Thóra and Matthew will have to deal with a small group of very disturbed young adults who are deep into tattoos, abhorrent sexual practices, body piercings, mutilation, blood sacrifices, drugs, and many other extremely distasteful pursuits including a missing fortune from Harald's bank account. On top of everything else, Thóra will also have to deal with the secretary from hell at her new firm and a bombshell development on the home front. Thank heavens for the little normalcy here. 


Not very pleasant subjects to deal with or read about, and I for one just do not enjoy reading about them. This novel does have its strengths in likable lead characters, a reasonably well plotted story, and, all in all, a very nicely written novel. Additional kudos to Bernard Scudder for an excellent translation. However, I like my murders to be the old fashioned kind, and none too graphic, thank you very much. Descriptive parts of this novel left me feeling very queasy and unclean after reading them, but thankfully they occurred mostly in the beginning. Then it was on to a more normal detective story. 

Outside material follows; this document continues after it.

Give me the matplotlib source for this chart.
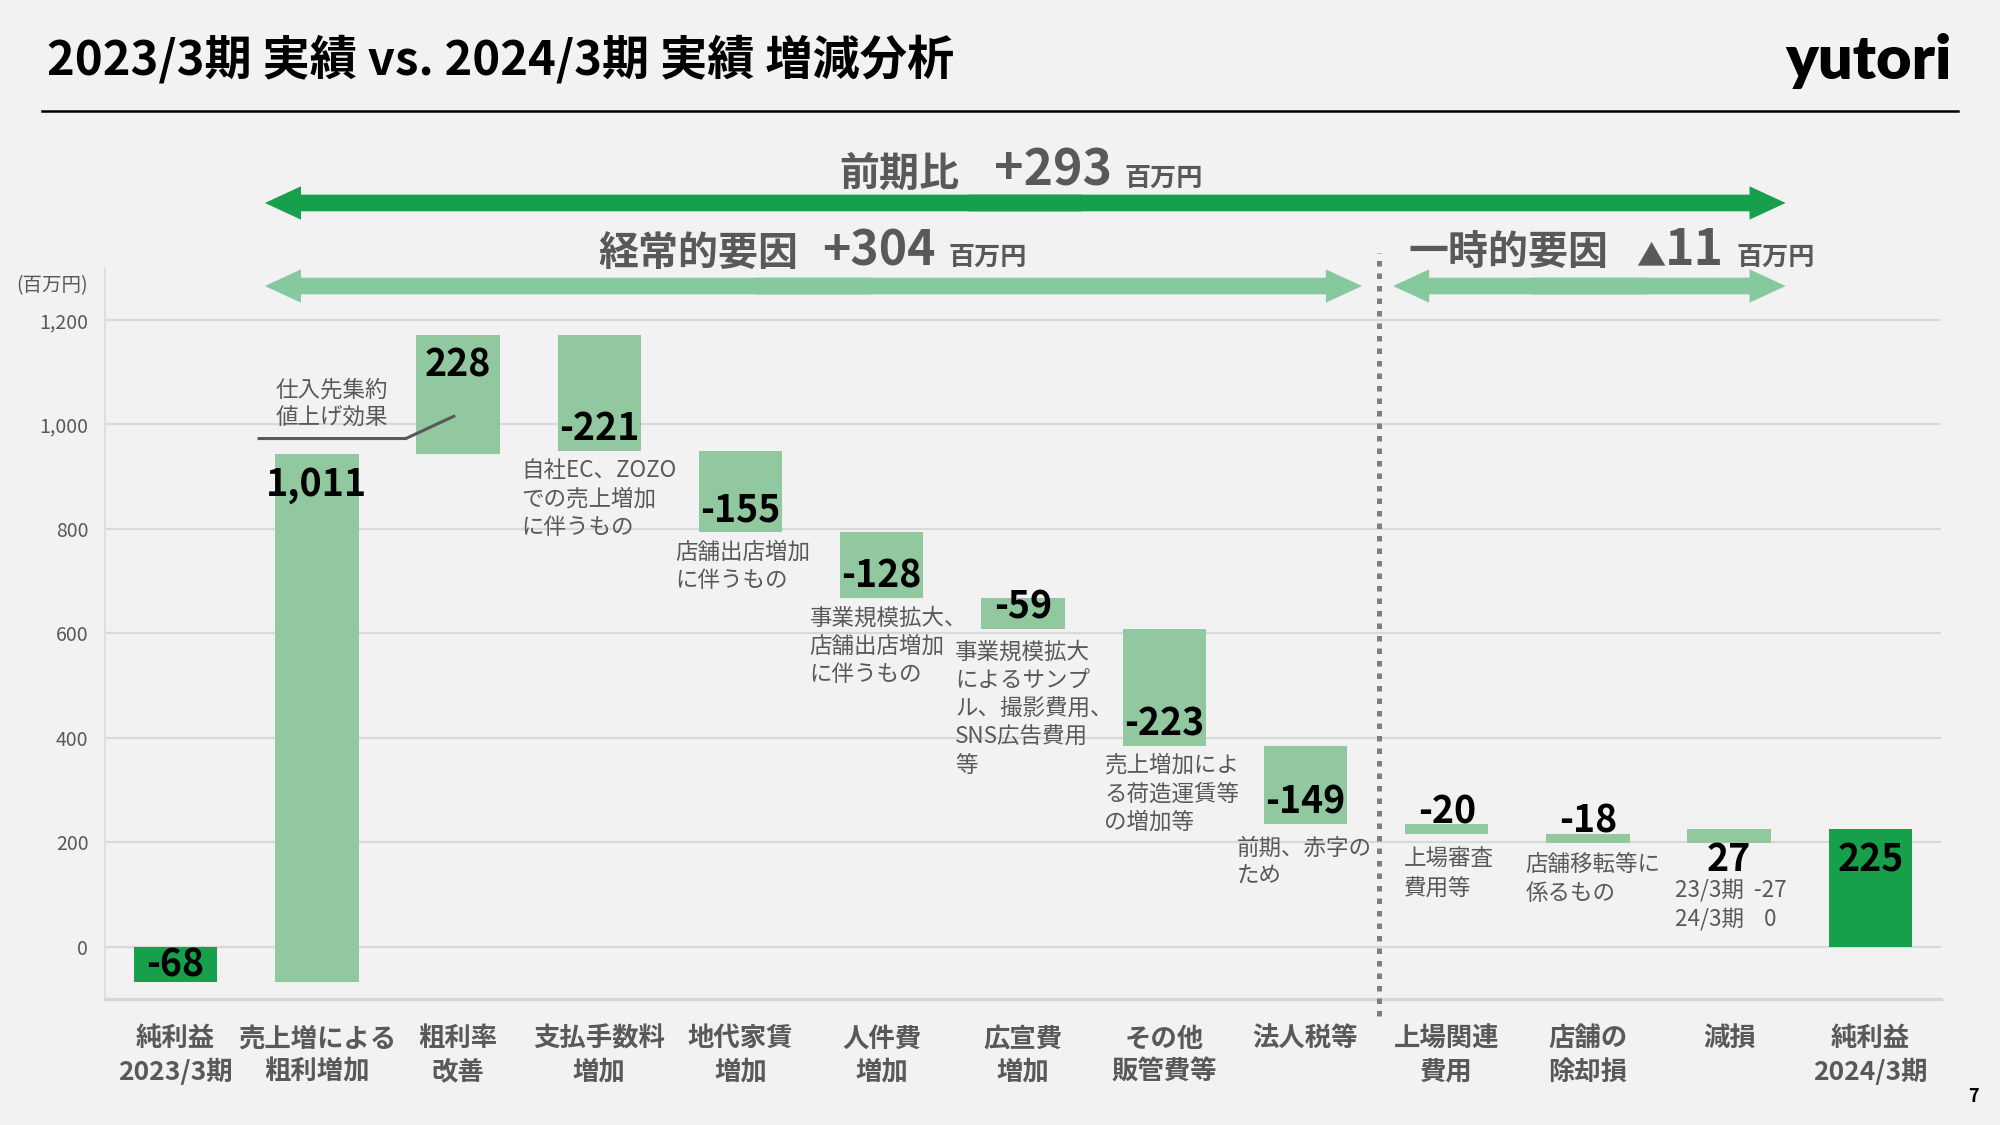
import matplotlib.pyplot as plt
from matplotlib.lines import Line2D

plt.rcParams['font.family'] = ['Noto Sans CJK JP', 'DejaVu Sans']

# -----------------------------------------------------------
#   Dados (百万円)
# -----------------------------------------------------------
categories = ["純利益\n2023/3期", "売上増による\n粗利増加", "粗利率\n改善", "支払手数料\n増加",
              "地代家賃\n増加", "人件費\n増加", "広宣費\n増加", "その他\n販管費等", "法人税等",
              "上場関連\n費用", "店舗の\n除却損", "減損", "純利益\n2024/3期"]
changes = [-68, 1011, 228, -221, -155, -128, -59, -223, -149, -20, -18, 27, 225]
is_total = [True] + [False] * 11 + [True]
yticks = [0, 200, 400, 600, 800, 1000, 1200]

notes = ["仕入先集約\n値上げ効果",
         "自社EC、ZOZO\nでの売上増加\nに伴うもの",
         "店舗出店増加\nに伴うもの",
         "事業規模拡大、\n店舗出店増加\nに伴うもの",
         "事業規模拡大\nによるサンプ\nル、撮影費用、\nSNS広告費用\n等",
         "売上増加によ\nる荷造運賃等\nの増加等",
         "前期、赤字の\nため",
         "上場審査\n費用等",
         "店舗移転等に\n係るもの",
         "23/3期  -27\n24/3期    0"]
note_pos = [(0.705, 1088), (2.448, 933), (3.541, 777), (4.488, 652), (5.520, 586),
            (6.577, 369), (7.516, 211), (8.699, 189), (9.557, 179), (10.614, 130)]

# -----------------------------------------------------------
#   Cores
# -----------------------------------------------------------
BG = "#f2f2f2"
DARK = "#16a04b"
LIGHT = "#92c8a0"
ARROW_LIGHT = "#86c99f"
GRAY = "#595959"

# waterfall
bottoms, heights = [], []
running = 0
for v, tot in zip(changes, is_total):
    if tot:
        bottoms.append(0)
        running = v
    else:
        bottoms.append(running)
        running += v
    heights.append(v)

colors = [DARK if t else LIGHT for t in is_total]
x = list(range(len(changes)))

fig = plt.figure(figsize=(10, 5.625), dpi=200, facecolor=BG)
ax = fig.add_axes([0.0525, 0.112, 0.918, 0.650])
ax.set_facecolor(BG)

ax.bar(x, heights, bottom=bottoms, width=0.59, color=colors, zorder=3)

for xi, b, v, tot in zip(x, bottoms, changes, is_total):
    top = max(b, b + v)
    low = min(b, b + v)
    if tot and v < 0:
        ly = b + v / 2
    elif v > 0:
        ly = top - 58
    else:
        ly = low + 42
    ax.text(xi, ly, f"{v:,}", ha="center", va="center", fontsize=13.5,
            fontweight="bold", color="black", zorder=5)

for txt, (nx, ny) in zip(notes, note_pos):
    ax.text(nx, ny, txt, ha="left", va="top", fontsize=8.1, color=GRAY,
            linespacing=1.3, zorder=5)

# linha do 仕入先集約
ax.plot([0.58, 1.63, 1.98], [973, 973, 1017], color=GRAY, lw=1.1, zorder=6,
        solid_capstyle="butt")

ax.set_xlim(-0.5, 12.5)
ax.set_ylim(-100, 1300)
ax.set_yticks(yticks, [f"{t:,}" for t in yticks])
ax.set_xticks(x, categories)
ax.tick_params(axis="y", length=0, pad=6, labelsize=7, labelcolor=GRAY)
ax.tick_params(axis="x", length=0, pad=9.5, labelsize=9.5, labelcolor=GRAY)
for lab in ax.get_xticklabels():
    lab.set_fontweight("bold")
    lab.set_linespacing(1.3)
ax.grid(axis="y", color="#d9d9d9", lw=0.8, zorder=0)
for s in ["top", "right"]:
    ax.spines[s].set_visible(False)
ax.spines["left"].set_color("#dcdcdc")
ax.spines["left"].set_linewidth(0.6)
ax.spines["bottom"].set_color("#d6d6d6")
ax.spines["bottom"].set_linewidth(1.2)
ax.text(-0.029, 0.975, "(百万円)", transform=ax.transAxes, ha="center", va="center",
        fontsize=7, color=GRAY)

# linha pontilhada separando fatores
ax.plot([8.52, 8.52], [-132, 1328], color="#7f7f7f", lw=1.8,
        linestyle=(0, (1.1, 1.4)), dash_capstyle="butt", clip_on=False, zorder=4)


def double_arrow(x0, x1, y, color):
    mid = (x0 + x1) / 2
    style = "simple,head_length=0.65,head_width=0.6,tail_width=0.3"
    for end, start in ((x0, mid + 0.4), (x1, mid - 0.4)):
        ax.annotate("", xy=(end, y), xytext=(start, y), annotation_clip=False,
                    arrowprops=dict(arrowstyle=style, color=color, lw=0,
                                    shrinkA=0, shrinkB=0, mutation_scale=20))


double_arrow(0.632, 11.40, 1424, DARK)
double_arrow(0.632, 8.40, 1265, ARROW_LIGHT)
double_arrow(8.62, 11.40, 1265, ARROW_LIGHT)


def ftext(px, py, s, **kw):
    fig.text(px / 2000, 1 - py / 1125, s, **kw)


hd = dict(fontweight="bold", color=GRAY, va="baseline")

# cabeçalhos
ftext(839, 186, "前期比", fontsize=14.4, **hd)
ftext(1112, 186, "+293", fontsize=18, ha="right", **hd)
ftext(1125, 186, "百万円", fontsize=9.4, **hd)

ftext(598, 265, "経常的要因", fontsize=14.4, **hd)
ftext(936, 265, "+304", fontsize=17.3, ha="right", **hd)
ftext(948, 265, "百万円", fontsize=9.4, **hd)

ftext(1408, 265, "一時的要因", fontsize=14.4, **hd)
ftext(1636, 265, "▲", fontsize=10.5, **hd)
ftext(1724, 265, "11", fontsize=18, ha="right", **hd)
ftext(1737, 265, "百万円", fontsize=9.4, **hd)

# título
ftext(47, 60, "2023/3期 実績 vs. 2024/3期 実績 増減分析", fontsize=17, fontweight="bold",
      color="black", va="center", ha="left")
fig.add_artist(Line2D([42 / 2000, 1958 / 2000], [1 - 111 / 1125] * 2, color="black", lw=0.9))
ftext(1952, 61, "yutori", fontsize=22, fontweight="heavy", color="black", va="center",
      ha="right", family=["Lato", "DejaVu Sans"])
ftext(1973, 1097, "7", fontsize=6.5, fontweight="bold", color="black", va="center", ha="center")

plt.savefig("out.png", dpi=200, facecolor=BG)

Then there is the language problem. Anyone who has been to Iceland or speaks the language will have an easier time of it wading through the place names mentioned in this novel. Worse still is the tortuous way that the Icelandic natives derive their surnames, as witness the names of both the author and her main character, Thóra Gudmundsdóttir. (I defy anyone to fit that on a driver's license...  Thóra is theoretically the "dóttir," i.e., the daughter, of a mother with the name of Gudmunds, or so as I understand the situation.) 


The author, Yrsa Sigurdardóttir, is a leading Icelandic civil engineer who has directed one of the largest European hydro construction projects. She is also one of the directors of Verkís, a large Icelandic engineering firm. She lives with her family in Reykjavik. Translated from Icelandic by Bernard Scudder. 2007, Harper Collins, 320 pages.